A situation that could add downward pressure to the price of Bitcoin.
The Bitcoin crash we have been experiencing for several weeks now puts many Bitcoin miners at risk. As you know, their role is essential to ensure the smooth running of the world’s most secure decentralized network.
Since Bitcoin has fallen back below $30K, and now below $20K, their business has been turned upside down. Of course, there is a crash in the price of Bitcoin. It is down -72% since the ATH reached $69K in November 2021. This means an obvious loss of income for Bitcoin miners. However, this is not catastrophic given their complete confidence in the future of Bitcoin.
While their income is down, Bitcoin miners are also faced with rising energy prices. Less income, more costs, obviously the equation is not good.
This will only be a bad time to pass. However, some mining companies have placed their mining equipment as collateral to obtain loans from specialized companies, from Galaxy Digital to New York Digital Investment Group (NYDIG) to the lending platforms BlockFi and Celsius.
BlockFi and Celsius are in turmoil.
In the context of falling Bitcoin prices and mining equipment prices, “these lending platforms could be significantly undercollateralized,” Ethan Vera, co-founder of mining company Luxor Technologies, told Bloomberg.
Put another way, the price of their equipment would have fallen below the outstanding principal on their loans. Ethan Vera estimates that $4 billion in loans secured by mining equipment would be affected. This represents a “potential risk to major cryptocurrency lenders,” Bloomberg considers.
“So far, few miners have defaulted on their loans, but recent sales show signs of distress,” the news outlet adds. American mining company Core Scientific sold 2,000 BTC in May 2022 “to cover operational costs,” while Canada’s Bitfarms sold half of its BTC stockpile in early June 2022 to “repay part of its $100 million loans” to Galaxy Digital.
The sale of miners’ Bitcoin holdings puts further pressure on prices, and the cost of equipment could fall even further if lenders — looking to recoup their losses on defaults — start liquidating the machines they take back.
Because not all mining companies are in the same boat: while it is now accepted that it is not profitable to mine alone at home, mining companies that have been established for several years were able to achieve margins of up to 90% when Bitcoin was at its peak.
The crash we have been witnessing for several months is likely to put a strain on the business of the more established, or newer, companies.

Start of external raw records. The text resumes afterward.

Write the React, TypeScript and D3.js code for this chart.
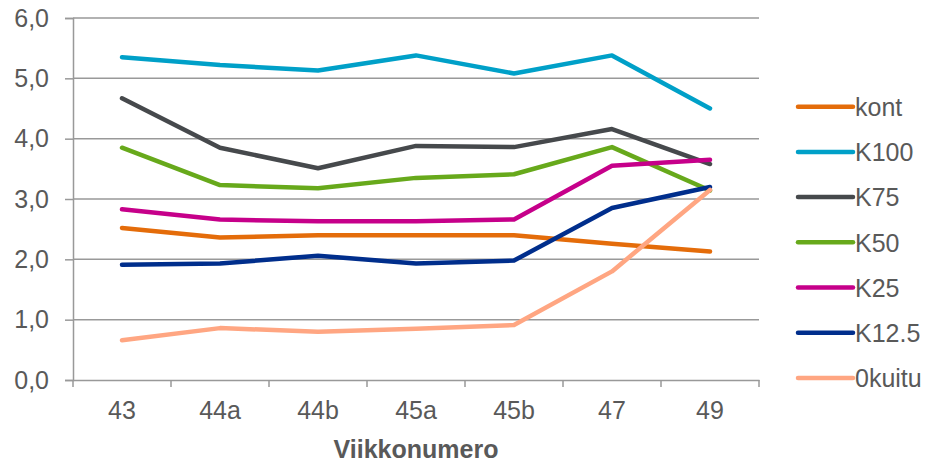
import React, { useEffect, useRef } from "react";
import * as d3 from "d3";

const weeks = ["43", "44a", "44b", "45a", "45b", "47", "49"];
const seriesNames = ["kont", "K100", "K75", "K50", "K25", "K12.5", "0kuitu"];
const colors = ["#E46C0A", "#00A0C8", "#46494C", "#67A91B", "#C6008A", "#002E8C", "#FFA682"];

const kont = [2.52, 2.36, 2.4, 2.4, 2.4, 2.26, 2.13];
const k100 = [5.35, 5.22, 5.13, 5.38, 5.08, 5.38, 4.5];
const k75 = [4.67, 3.85, 3.51, 3.88, 3.86, 4.16, 3.58];
const k50 = [3.85, 3.23, 3.18, 3.35, 3.41, 3.86, 3.14];
const k25 = [2.83, 2.66, 2.63, 2.63, 2.66, 3.55, 3.65];
const k125 = [1.91, 1.93, 2.06, 1.93, 1.98, 2.85, 3.2];
const kuitu0 = [0.66, 0.86, 0.8, 0.85, 0.91, 1.8, 3.15];

const yTicks = [0, 1, 2, 3, 4, 5, 6];

export default function App() {
  const svgRef = useRef<SVGSVGElement>(null);

  useEffect(() => {
    const width = 932;
    const height = 463;
    const margin = { top: 18, right: 173, bottom: 83, left: 73 };
    const font = "'Liberation Sans', Arial, sans-serif";
    const textColor = "#595959";
    const gridColor = "#999999";

    const svg = d3.select(svgRef.current).attr("width", width).attr("height", height);
    svg.selectAll("*").remove();

    const allSeries = [kont, k100, k75, k50, k25, k125, kuitu0];

    const x = d3
      .scaleBand()
      .domain(weeks)
      .range([margin.left, width - margin.right]);
    const y = d3
      .scaleLinear()
      .domain([0, 6])
      .range([height - margin.bottom, margin.top]);

    // gridlines
    svg
      .append("g")
      .selectAll("line")
      .data(yTicks.slice(1))
      .join("line")
      .attr("x1", margin.left)
      .attr("x2", width - margin.right)
      .attr("y1", (d) => y(d))
      .attr("y2", (d) => y(d))
      .attr("stroke", gridColor)
      .attr("stroke-width", 1.5);

    // y axis
    const yAxis = svg
      .append("g")
      .attr("transform", `translate(${margin.left},0)`)
      .call(
        d3
          .axisLeft(y)
          .tickValues(yTicks)
          .tickSize(8)
          .tickPadding(16)
          .tickFormat((d) => d3.format(".1f")(d as number).replace(".", ","))
      );
    yAxis.select(".domain").attr("stroke", gridColor).attr("stroke-width", 1.5);
    yAxis.selectAll(".tick line").attr("stroke", gridColor).attr("stroke-width", 1.5);
    yAxis
      .selectAll(".tick text")
      .attr("fill", textColor)
      .style("font-family", font)
      .style("font-size", "25px");

    // x axis
    const xAxis = svg
      .append("g")
      .attr("transform", `translate(0,${y(0)})`)
      .call(d3.axisBottom(x).tickSize(0).tickPadding(21));
    xAxis.select(".domain").attr("stroke", gridColor).attr("stroke-width", 1.5);
    xAxis
      .selectAll(".tick text")
      .attr("fill", textColor)
      .style("font-family", font)
      .style("font-size", "25px");

    const bounds = weeks.map((w) => x(w) as number).concat([width - margin.right]);
    svg
      .append("g")
      .selectAll("line")
      .data(bounds)
      .join("line")
      .attr("x1", (d) => d)
      .attr("x2", (d) => d)
      .attr("y1", y(0))
      .attr("y2", y(0) + 7)
      .attr("stroke", gridColor)
      .attr("stroke-width", 1.5);

    svg
      .append("text")
      .attr("x", (margin.left + width - margin.right) / 2)
      .attr("y", 458)
      .attr("text-anchor", "middle")
      .attr("fill", textColor)
      .style("font-family", font)
      .style("font-size", "25px")
      .style("font-weight", "bold")
      .text("Viikkonumero");

    const line = d3
      .line<number>()
      .x((d, i) => (x(weeks[i]) as number) + x.bandwidth() / 2)
      .y((d) => y(d));

    svg
      .append("g")
      .selectAll("path")
      .data(allSeries)
      .join("path")
      .attr("d", (d) => line(d))
      .attr("fill", "none")
      .attr("stroke", (d, i) => colors[i])
      .attr("stroke-width", 4.5)
      .attr("stroke-linecap", "round")
      .attr("stroke-linejoin", "round");

    // legend
    const legend = svg
      .append("g")
      .selectAll("g")
      .data(seriesNames)
      .join("g")
      .attr("transform", (d, i) => `translate(798,${106.7 + i * 45.2})`);
    legend
      .append("line")
      .attr("x1", 0)
      .attr("x2", 55)
      .attr("stroke", (d, i) => colors[i])
      .attr("stroke-width", 4.5)
      .attr("stroke-linecap", "round");
    legend
      .append("text")
      .attr("x", 57)
      .attr("dy", "0.37em")
      .attr("fill", textColor)
      .style("font-family", font)
      .style("font-size", "25px")
      .text((d) => d);
  }, []);

  return (
    <div style={{ position: "absolute", left: 0, top: 0 }}>
      <svg ref={svgRef} style={{ display: "block" }}></svg>
    </div>
  );
}
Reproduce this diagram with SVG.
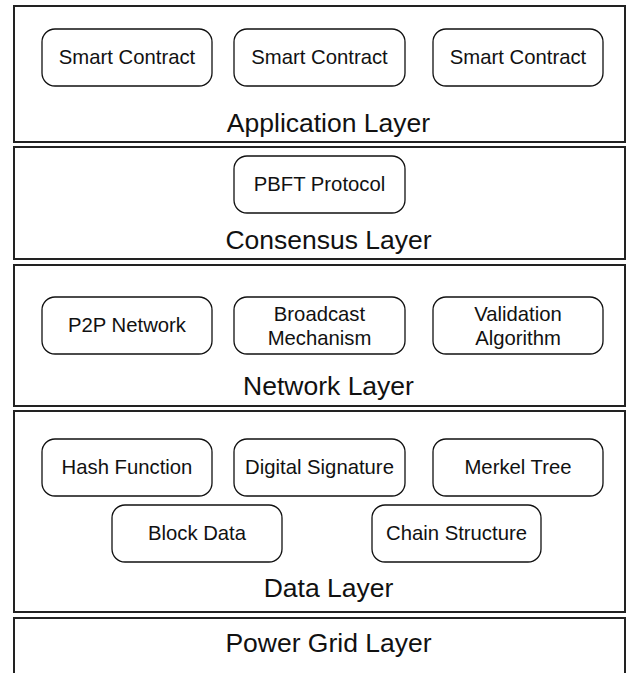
<svg xmlns="http://www.w3.org/2000/svg" width="627" height="673" viewBox="0 0 627 673">
<style>
.layer{fill:#fff;stroke:#222;stroke-width:2}
.node{fill:#fff;stroke:#111;stroke-width:1.3}
.t{font-family:"Liberation Sans",Arial,sans-serif;font-size:20.3px;fill:#111;text-anchor:middle}
.lt{font-family:"Liberation Sans",Arial,sans-serif;font-size:26.5px;fill:#111;text-anchor:middle}
</style>
<rect width="627" height="673" fill="#fff"/>
<g id="application-layer">
<rect class="layer" x="14" y="6" width="611" height="136"/>
<text class="lt" x="328.5" y="132">Application Layer</text>
</g>
<g id="smart-contract-1"><rect class="node" x="42" y="29" width="170" height="57" rx="13"/><text class="t" x="127" y="64">Smart Contract</text></g>
<g id="smart-contract-2"><rect class="node" x="234" y="29" width="171" height="57" rx="13"/><text class="t" x="319.5" y="64">Smart Contract</text></g>
<g id="smart-contract-3"><rect class="node" x="433" y="29" width="170" height="57" rx="13"/><text class="t" x="518" y="64">Smart Contract</text></g>
<g id="consensus-layer">
<rect class="layer" x="14" y="147" width="611" height="112"/>
<text class="lt" x="328.5" y="249">Consensus Layer</text>
</g>
<g id="pbft-protocol"><rect class="node" x="234" y="156" width="171" height="57" rx="13"/><text class="t" x="319.5" y="191">PBFT Protocol</text></g>
<g id="network-layer">
<rect class="layer" x="14" y="265" width="611" height="141"/>
<text class="lt" x="328.5" y="395">Network Layer</text>
</g>
<g id="p2p-network"><rect class="node" x="42" y="297" width="170" height="57" rx="13"/><text class="t" x="127" y="332">P2P Network</text></g>
<g id="broadcast-mechanism"><rect class="node" x="234" y="297" width="171" height="57" rx="13"/><text class="t" x="319.5" y="321">Broadcast</text><text class="t" x="319.5" y="345">Mechanism</text></g>
<g id="validation-algorithm"><rect class="node" x="433" y="297" width="170" height="57" rx="13"/><text class="t" x="518" y="321">Validation</text><text class="t" x="518" y="345">Algorithm</text></g>
<g id="data-layer">
<rect class="layer" x="14" y="411" width="611" height="201"/>
<text class="lt" x="328.5" y="597">Data Layer</text>
</g>
<g id="hash-function"><rect class="node" x="42" y="439" width="170" height="57" rx="13"/><text class="t" x="127" y="474">Hash Function</text></g>
<g id="digital-signature"><rect class="node" x="234" y="439" width="171" height="57" rx="13"/><text class="t" x="319.5" y="474">Digital Signature</text></g>
<g id="merkel-tree"><rect class="node" x="433" y="439" width="170" height="57" rx="13"/><text class="t" x="518" y="474">Merkel Tree</text></g>
<g id="block-data"><rect class="node" x="112" y="505" width="170" height="57" rx="13"/><text class="t" x="197" y="540">Block Data</text></g>
<g id="chain-structure"><rect class="node" x="372" y="505" width="169" height="57" rx="13"/><text class="t" x="456.5" y="540">Chain Structure</text></g>
<g id="power-grid-layer">
<rect class="layer" x="14" y="618" width="611" height="70"/>
<text class="lt" x="328.5" y="652">Power Grid Layer</text>
</g>
<g id="connectors"></g>
</svg>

A shakeout in the industry could be imminent, especially for small, cash-negative operators who bought expensive equipment several months ago, thinking it would increase in value.
If you factor in infrastructure overhead and interest rates, the total cost to mine Bitcoin for some miners may already exceed $20,000, which is roughly the current price of Bitcoin.
This situation should be observed in the coming weeks, as it could further depress the price of Bitcoin, while simultaneously (temporarily) hurting the Bitcoin Hash Rate, as Bitcoin miners would be forced to give up their equipment and thus disconnect from the network.
This will be an opportunity for the most powerful Bitcoin miners to strengthen their market share in the Bitcoin Hash Rate by buying back mining equipment at a reduced price. As always in life, one man’s loss is another man’s gain.